#### Exercise:
How many lines of the records hold the string "that"? Reply with the number alone.

#### Recorded data:
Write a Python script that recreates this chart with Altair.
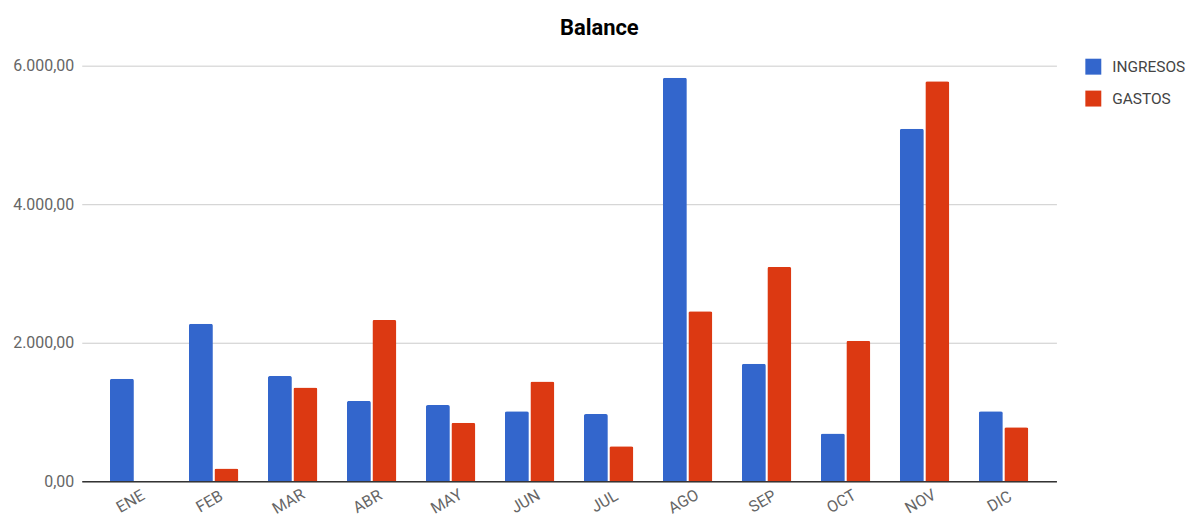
import altair as alt
import pandas as pd

months = ["ENE", "FEB", "MAR", "ABR", "MAY", "JUN", "JUL", "AGO", "SEP", "OCT", "NOV", "DIC"]
series = ["INGRESOS", "GASTOS"]
ingresos = [1480, 2275, 1520, 1160, 1100, 1010, 970, 5825, 1695, 690, 5090, 1010]
gastos = [0, 185, 1355, 2330, 845, 1440, 505, 2455, 3095, 2030, 5775, 780]
y_ticks = [0, 2000, 4000, 6000]
colors = ["#3366cc", "#dc3912"]

rows = []
for m, i, g in zip(months, ingresos, gastos):
    rows.append({"mes": m, "serie": "INGRESOS", "valor": i})
    rows.append({"mes": m, "serie": "GASTOS", "valor": g})
df = pd.DataFrame(rows)

label_expr = "datum.value == 0 ? '0,00' : format(datum.value / 1000, 'd') + '.000,00'"

chart = alt.Chart(df).mark_bar(cornerRadiusTopLeft=2, cornerRadiusTopRight=2).encode(
    x=alt.X(
        "mes:N", sort=months,
        scale=alt.Scale(paddingInner=0.375, paddingOuter=0.357),
        axis=alt.Axis(
            title=None, labelAngle=330, labelAlign="center", labelBaseline="top",
            labelPadding=13, ticks=False, domainColor="#333333", domainWidth=1.5,
            labelColor="#666666", labelFontSize=16, labelFont="Roboto", labelOffset=-8,
        ),
    ),
    xOffset=alt.XOffset("serie:N", sort=series, scale=alt.Scale(paddingInner=0.06)),
    y=alt.Y(
        "valor:Q",
        scale=alt.Scale(domain=[0, 6000]),
        axis=alt.Axis(
            title=None, values=y_ticks, labelExpr=label_expr, grid=True,
            gridColor="#cccccc", domain=False, ticks=False, labelPadding=8,
            labelColor="#666666", labelFontSize=16, labelFont="Roboto",
        ),
    ),
    color=alt.Color(
        "serie:N", sort=series,
        scale=alt.Scale(domain=series, range=colors),
        legend=alt.Legend(
            title=None, orient="none", legendX=1007, legendY=-7,
            symbolType="square", symbolSize=256, symbolStrokeWidth=0,
            labelFontSize=15.5, labelFont="Roboto", labelColor="#444444",
            labelOffset=11, rowPadding=15, padding=0,
        ),
    ),
).properties(
    width=978,
    height=417,
    padding={"left": 4, "top": 8, "right": 0, "bottom": 5},
    title=alt.TitleParams(
        "Balance", fontSize=22, font="Roboto", fontWeight="bold", color="#000000",
        anchor="middle", frame="bounds", offset=18,
    ),
).configure_view(stroke=None)

chart.save("out.html", embed_options={"renderer": "svg", "actions": False})
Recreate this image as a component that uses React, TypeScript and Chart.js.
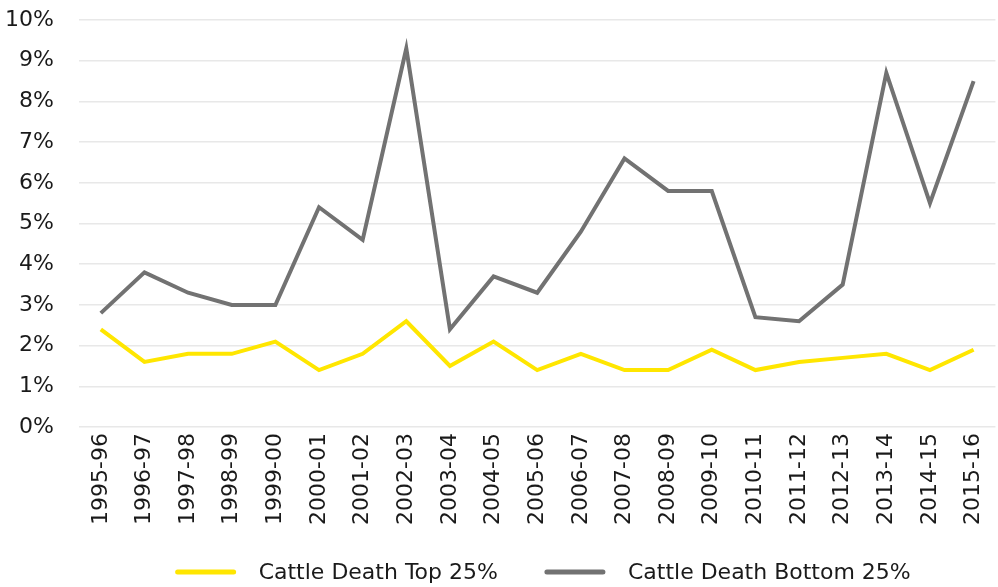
import React, { useEffect, useRef } from "react";
import { Chart, registerables } from "chart.js";

Chart.register(...registerables);

const seasons = [
  "1995-96", "1996-97", "1997-98", "1998-99", "1999-00", "2000-01", "2001-02",
  "2002-03", "2003-04", "2004-05", "2005-06", "2006-07", "2007-08", "2008-09",
  "2009-10", "2010-11", "2011-12", "2012-13", "2013-14", "2014-15", "2015-16",
];

// Cattle death rate (%) for the top 25% of farms
const deathTop25 = [
  2.4, 1.6, 1.8, 1.8, 2.1, 1.4, 1.8, 2.6, 1.5, 2.1, 1.4,
  1.8, 1.4, 1.4, 1.9, 1.4, 1.6, 1.7, 1.8, 1.4, 1.9,
];

// Cattle death rate (%) for the bottom 25% of farms
const deathBottom25 = [
  2.8, 3.8, 3.3, 3.0, 3.0, 5.4, 4.6, 9.3, 2.4, 3.7, 3.3,
  4.8, 6.6, 5.8, 5.8, 2.7, 2.6, 3.5, 8.7, 5.5, 8.5,
];

const seriesNames = ["Cattle Death Top 25%", "Cattle Death Bottom 25%"];
const seriesColors = ["#FFE600", "#727272"];

const FONT = '"DejaVu Sans", sans-serif';
const TEXT = "#1a1a1a";

// Legend drawn as short line swatches centred under the plot
const lineLegend = {
  id: "lineLegend",
  afterDraw(chart: any) {
    const ctx = chart.ctx as CanvasRenderingContext2D;
    const swatch = 60;
    const gap = 23;
    const spacing = 47;
    ctx.save();
    ctx.font = `22px ${FONT}`;
    const items = chart.data.datasets.map((ds: any) => ({
      label: ds.label as string,
      color: ds.borderColor as string,
      w: ctx.measureText(ds.label).width,
    }));
    const total =
      items.reduce((s: number, it: any) => s + swatch + gap + it.w, 0) +
      spacing * (items.length - 1);
    const area = chart.chartArea;
    let x = (area.left + area.right) / 2 + 6 - total / 2;
    const y = chart.height - 15;
    ctx.textBaseline = "middle";
    ctx.textAlign = "left";
    for (const it of items) {
      ctx.strokeStyle = it.color;
      ctx.lineWidth = 5;
      ctx.lineCap = "round";
      ctx.beginPath();
      ctx.moveTo(x + 2, y);
      ctx.lineTo(x + swatch - 2, y);
      ctx.stroke();
      ctx.fillStyle = TEXT;
      ctx.fillText(it.label, x + swatch + gap, y + 1);
      x += swatch + gap + it.w + spacing;
    }
    ctx.restore();
  },
};

export default function App() {
  const canvasRef = useRef<HTMLCanvasElement | null>(null);

  useEffect(() => {
    if (!canvasRef.current) return;
    const chart = new Chart(canvasRef.current, {
      type: "line",
      data: {
        labels: seasons,
        datasets: [
          {
            label: seriesNames[0],
            data: deathTop25,
            borderColor: seriesColors[0],
            backgroundColor: seriesColors[0],
            borderWidth: 4,
            pointRadius: 0,
            tension: 0,
          },
          {
            label: seriesNames[1],
            data: deathBottom25,
            borderColor: seriesColors[1],
            backgroundColor: seriesColors[1],
            borderWidth: 4,
            pointRadius: 0,
            tension: 0,
          },
        ],
      },
      options: {
        animation: false,
        responsive: true,
        maintainAspectRatio: false,
        layout: { padding: { top: 20, left: 0, right: 0, bottom: 56 } },
        plugins: {
          legend: { display: false },
          tooltip: { enabled: false },
        },
        scales: {
          x: {
            offset: true,
            grid: { display: false, drawTicks: false },
            border: { display: false },
            ticks: {
              maxRotation: 90,
              minRotation: 90,
              padding: 6,
              color: TEXT,
              font: { family: FONT, size: 22 },
            },
          },
          y: {
            min: 0,
            max: 10,
            grid: { color: "#e8e8e8", lineWidth: 1.5, drawTicks: false },
            border: { display: false },
            ticks: {
              stepSize: 1,
              padding: 25,
              color: TEXT,
              font: { family: FONT, size: 22 },
              callback: (v: any) => `${v}%`,
            },
            afterFit: (scale: any) => {
              scale.width = 79;
              scale.paddingTop = 13;
              scale.paddingBottom = 0;
            },
          },
        },
      },
      plugins: [lineLegend],
    });
    return () => chart.destroy();
  }, []);

  return (
    <div
      style={{
        position: "absolute",
        left: 0,
        top: 0,
        width: 998,
        height: 587,
        overflow: "hidden",
        background: "#fff",
      }}
    >
      <div style={{ position: "relative", width: 1006, height: 587 }}>
        <canvas ref={canvasRef} />
      </div>
    </div>
  );
}
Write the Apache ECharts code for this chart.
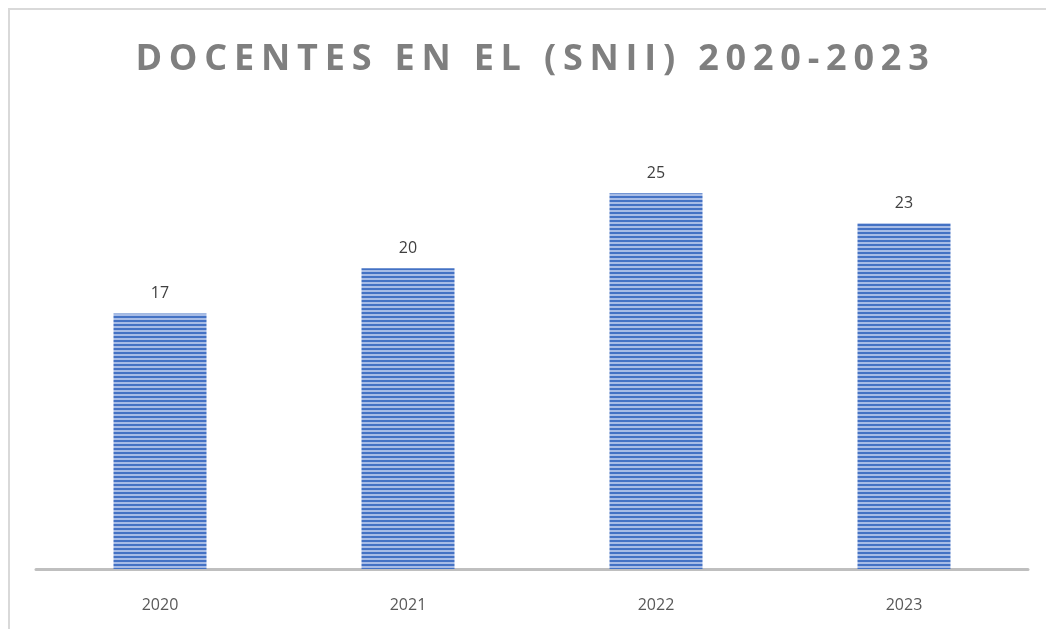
<!DOCTYPE html>
<html>
<head>
<meta charset="utf-8">
<script src="https://cdn.jsdelivr.net/npm/echarts@6/dist/echarts.min.js"></script>
<style>
	html, body { margin: 0; padding: 0; background: #fff; }
	#main { width: 1046px; height: 629px; }
</style>
</head>
<body>
<div id="main"></div>
<script>
const years = ["2020", "2021", "2022", "2023"];
const docentes = [17, 20, 25, 23];
const titleText = "DOCENTES EN EL (SNII) 2020-2023";

// striped fill like the original bars
const stripe = document.createElement("canvas");
stripe.width = 4;
stripe.height = 4;
const sctx = stripe.getContext("2d");
sctx.fillStyle = "#a7bce6";
sctx.fillRect(0, 0, 4, 4);
sctx.fillStyle = "#4472c4";
sctx.fillRect(0, 0, 4, 2);

// spaced out title, one rich fragment per letter
let spaced = "";
for(let i = 0; i < titleText.length; i++){
	const ch = titleText[i];
	spaced += ch == " " ? "{s| }" : "{c|" + ch + "}";
}

var mychart = echarts.init(document.getElementById("main"));

const option = {
	animation: false,
	title: {
		text: spaced,
		left: 127,
		top: 37,
		textStyle: {
			rich: {
				c: {fontFamily: "Open Sans", fontWeight: "bold", fontSize: 36, color: "#7f7f7f", padding: [0, 3.4, 0, 3.4]},
				s: {fontFamily: "Open Sans", fontWeight: "bold", fontSize: 36, color: "#7f7f7f", padding: [0, 3.4, 0, 3.4]}
			}
		}
	},
	graphic: [
		{type: "line", shape: {x1: 8, y1: 9, x2: 1046, y2: 9}, style: {stroke: "#d9d9d9", lineWidth: 2}},
		{type: "line", shape: {x1: 9, y1: 8, x2: 9, y2: 629}, style: {stroke: "#d9d9d9", lineWidth: 2}}
	],
	grid: {left: 36, right: 18, top: 118, bottom: 60},
	xAxis: {
		type: "category",
		data: years,
		axisLine: {lineStyle: {color: "#bfbfbf", width: 3}},
		axisTick: {show: false},
		axisLabel: {fontFamily: "Open Sans", fontSize: 16, color: "#595959", margin: 28}
	},
	yAxis: {
		type: "value",
		min: 0,
		max: 30,
		show: false,
		splitLine: {show: false}
	},
	series: [{
		type: "bar",
		data: docentes,
		barWidth: "37.5%",
		itemStyle: {color: {image: stripe, repeat: "repeat"}},
		label: {show: true, position: "top", distance: 12, fontFamily: "Open Sans", fontSize: 16, color: "#404040"}
	}]
};
mychart.setOption(option);
</script>
</body>
</html>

#### Final result:
2